TASK GOAL:
Transcribe every line exactly and omit anything that is a picture.
^^^^^^^^
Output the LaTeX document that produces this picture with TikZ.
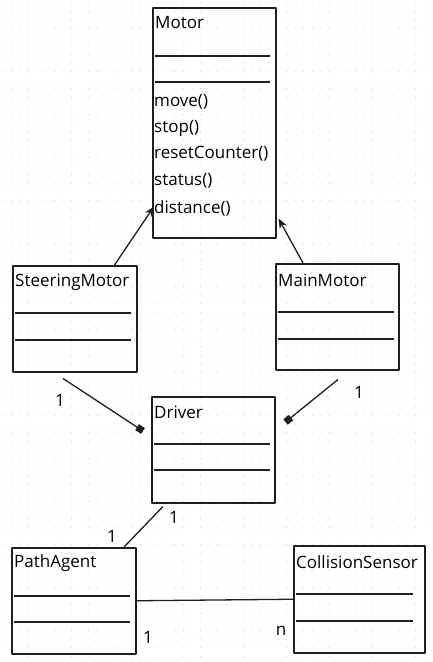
\documentclass[tikz,border=0pt]{standalone}
\usepackage{fontspec}
\setmainfont{Open Sans}
\usetikzlibrary{arrows.meta,calc}
\definecolor{ink}{RGB}{30,30,30}
\tikzset{
  cls/.style={draw=ink,line width=1.5pt,anchor=north west,inner sep=0pt},
  sep/.style={draw=ink,line width=1.2pt},
  txt/.style={anchor=west,inner sep=0pt,text=black},
  conn/.style={draw=ink,line width=1.3pt}
}
\begin{document}
\begin{tikzpicture}[x=1pt,y=-1pt,font=\fontsize{17}{20}\selectfont,line join=round]
  \useasboundingbox (0,0) rectangle (432,662);
  % dotted background
  \foreach \i in {0,...,49}
    \foreach \j in {0,...,76}
      \fill[black!20] (2.7+8.6*\i,2.7+8.6*\j) circle (0.5pt);
  % classes
  \node[cls,minimum width=123pt,minimum height=230pt] (motor) at (152,7) {};
  \node[cls,minimum width=124pt,minimum height=106pt] (steering) at (12,265) {};
  \node[cls,minimum width=123pt,minimum height=106pt] (mainmotor) at (275,263) {};
  \node[cls,minimum width=123pt,minimum height=106pt] (driver) at (151,396) {};
  \node[cls,minimum width=124pt,minimum height=106pt] (pathagent) at (11,547) {};
  \node[cls,minimum width=131pt,minimum height=107pt] (collision) at (293,545) {};
  % class names
  \node[txt] (motorname) at (155,23) {Motor};
  \node[txt] (steeringname) at (15,282) {SteeringMotor};
  \node[txt] (mainmotorname) at (278,280) {MainMotor};
  \node[txt] (drivername) at (154,412) {Driver};
  \node[txt] (pathagentname) at (14,563) {PathAgent};
  \node[txt] (collisionname) at (296,562) {CollisionSensor};
  % methods of Motor
  \foreach \m/\y [count=\k] in {move()/102,stop()/128,resetCounter()/154,status()/181,distance()/208}
    \node[txt] (meth\k) at (154,\y) {\m};
  % separators
  \foreach \y in {56,82} \draw[sep] (155,\y) -- (270,\y);
  \foreach \y in {313,340} \draw[sep] (15,\y) -- (131,\y);
  \foreach \y in {312,339} \draw[sep] (278,\y) -- (394,\y);
  \foreach \y in {444,470} \draw[sep] (154,\y) -- (270,\y);
  \foreach \y in {596,622} \draw[sep] (14,\y) -- (130,\y);
  \foreach \y in {594,621} \draw[sep] (296,\y) -- (413,\y);
  % inheritance
  \draw[conn,-{Stealth[length=10pt,width=8pt]}] ([xshift=-23pt]steering.north east) -- ([shift={(2pt,32pt)}]motor.south west);
  \draw[conn,-{Stealth[length=10pt,width=8pt]}] ([xshift=28pt]mainmotor.north west) -- ([shift={(2pt,20pt)}]motor.south east);
  % associations
  \draw[conn,-{Square[length=7pt,width=7pt]}] ([shift={(51pt,-6pt)}]steering.south west) -- ([shift={(-8pt,-35pt)}]driver.north west);
  \draw[conn,-{Square[length=7pt,width=7pt]}] ([shift={(63pt,-9pt)}]mainmotor.south west) -- ([shift={(10pt,-26pt)}]driver.north east);
  \draw[conn] ([shift={(12pt,-3pt)}]driver.south west) -- ([xshift=113pt]pathagent.north west);
  \draw[conn] (pathagent.east) -- (collision.west);
  % multiplicities
  \foreach \p/\t/\l in {60/400/1,359/392/1,174/517/1,112/536/1,148/637/1,281/631/n}
    \node[text=black,inner sep=0pt] (mult\p) at (\p,\t) {\l};
\end{tikzpicture}
\end{document}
^^^^^^^^
FINISHED ANSWER:
Output the LaTeX document that produces this picture with TikZ.
\documentclass[tikz,border=0pt]{standalone}
\usepackage{fontspec}
\setmainfont{Open Sans}
\usetikzlibrary{arrows.meta,calc}
\definecolor{ink}{RGB}{30,30,30}
\tikzset{
  cls/.style={draw=ink,line width=1.5pt,anchor=north west,inner sep=0pt},
  sep/.style={draw=ink,line width=1.2pt},
  txt/.style={anchor=west,inner sep=0pt,text=black},
  conn/.style={draw=ink,line width=1.3pt}
}
\begin{document}
\begin{tikzpicture}[x=1pt,y=-1pt,font=\fontsize{17}{20}\selectfont,line join=round]
  \useasboundingbox (0,0) rectangle (432,662);
  % dotted background
  \foreach \i in {0,...,49}
    \foreach \j in {0,...,76}
      \fill[black!20] (2.7+8.6*\i,2.7+8.6*\j) circle (0.5pt);
  % classes
  \node[cls,minimum width=123pt,minimum height=230pt] (motor) at (152,7) {};
  \node[cls,minimum width=124pt,minimum height=106pt] (steering) at (12,265) {};
  \node[cls,minimum width=123pt,minimum height=106pt] (mainmotor) at (275,263) {};
  \node[cls,minimum width=123pt,minimum height=106pt] (driver) at (151,396) {};
  \node[cls,minimum width=124pt,minimum height=106pt] (pathagent) at (11,547) {};
  \node[cls,minimum width=131pt,minimum height=107pt] (collision) at (293,545) {};
  % class names
  \node[txt] (motorname) at (155,23) {Motor};
  \node[txt] (steeringname) at (15,282) {SteeringMotor};
  \node[txt] (mainmotorname) at (278,280) {MainMotor};
  \node[txt] (drivername) at (154,412) {Driver};
  \node[txt] (pathagentname) at (14,563) {PathAgent};
  \node[txt] (collisionname) at (296,562) {CollisionSensor};
  % methods of Motor
  \foreach \m/\y [count=\k] in {move()/102,stop()/128,resetCounter()/154,status()/181,distance()/208}
    \node[txt] (meth\k) at (154,\y) {\m};
  % separators
  \foreach \y in {56,82} \draw[sep] (155,\y) -- (270,\y);
  \foreach \y in {313,340} \draw[sep] (15,\y) -- (131,\y);
  \foreach \y in {312,339} \draw[sep] (278,\y) -- (394,\y);
  \foreach \y in {444,470} \draw[sep] (154,\y) -- (270,\y);
  \foreach \y in {596,622} \draw[sep] (14,\y) -- (130,\y);
  \foreach \y in {594,621} \draw[sep] (296,\y) -- (413,\y);
  % inheritance
  \draw[conn,-{Stealth[length=10pt,width=8pt]}] ([xshift=-23pt]steering.north east) -- ([shift={(2pt,32pt)}]motor.south west);
  \draw[conn,-{Stealth[length=10pt,width=8pt]}] ([xshift=28pt]mainmotor.north west) -- ([shift={(2pt,20pt)}]motor.south east);
  % associations
  \draw[conn,-{Square[length=7pt,width=7pt]}] ([shift={(51pt,-6pt)}]steering.south west) -- ([shift={(-8pt,-35pt)}]driver.north west);
  \draw[conn,-{Square[length=7pt,width=7pt]}] ([shift={(63pt,-9pt)}]mainmotor.south west) -- ([shift={(10pt,-26pt)}]driver.north east);
  \draw[conn] ([shift={(12pt,-3pt)}]driver.south west) -- ([xshift=113pt]pathagent.north west);
  \draw[conn] (pathagent.east) -- (collision.west);
  % multiplicities
  \foreach \p/\t/\l in {60/400/1,359/392/1,174/517/1,112/536/1,148/637/1,281/631/n}
    \node[text=black,inner sep=0pt] (mult\p) at (\p,\t) {\l};
\end{tikzpicture}
\end{document}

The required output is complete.